- Born: 1982 (age 43–44) Dallas, Texas, US
- Education: School of Visual Arts, Yale
- Known for: Painting

= Rosson Crow =

American artist

Rosson Crow (born 1982) is an American artist, best known for her large-scale paintings. She is based in Los Angeles, California.

==Biography==
Crow grew up in Dallas, Texas. She moved to New York City in 2000 and graduated with a B.F.A, from School of Visual Arts, New York in 2004 and an M.F.A, from Yale in 2006. After discovering Crow's work in 2005, the French art dealer Nathalie Obadia organized the first exhibition of her work in France. Crow was included in the 2006 Wall Street Journal article titled "The 23-Year Old Masters," which selected ten top emerging US artists including Dash Snow, Ryan Trecartin, Zane Lewis, and Keegan McHargue.

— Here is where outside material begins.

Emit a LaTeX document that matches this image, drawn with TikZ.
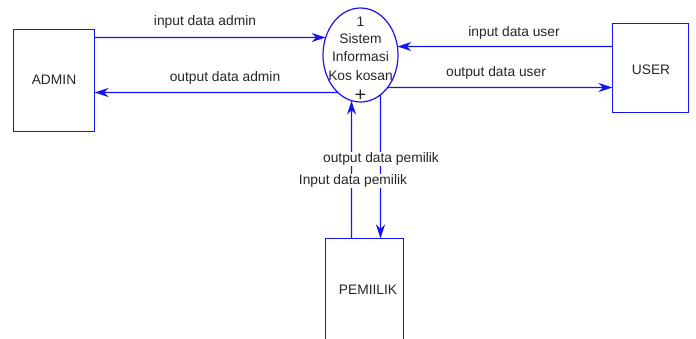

She is known for her large-scale depictions of nostalgia-laden interiors that blend historical allusion and theatrical illusion. Her paintings are inspired by diverse references including Baroque and Rococo interior design, cowboy culture, Las Vegas architecture, theatre and music.

=== Exhibitions ===
Crow completed a residency at Cite Internationale des Arts in Paris in 2006 and has had solo exhibitions at Honor Fraser, Los Angeles; CANADA, New York, and Galerie Nathalie Obadia, Paris. She had a show at White Cube, London in January 2009 and a Focus Exhibition at the Modern Art Museum of Fort Worth, Texas in April 2009.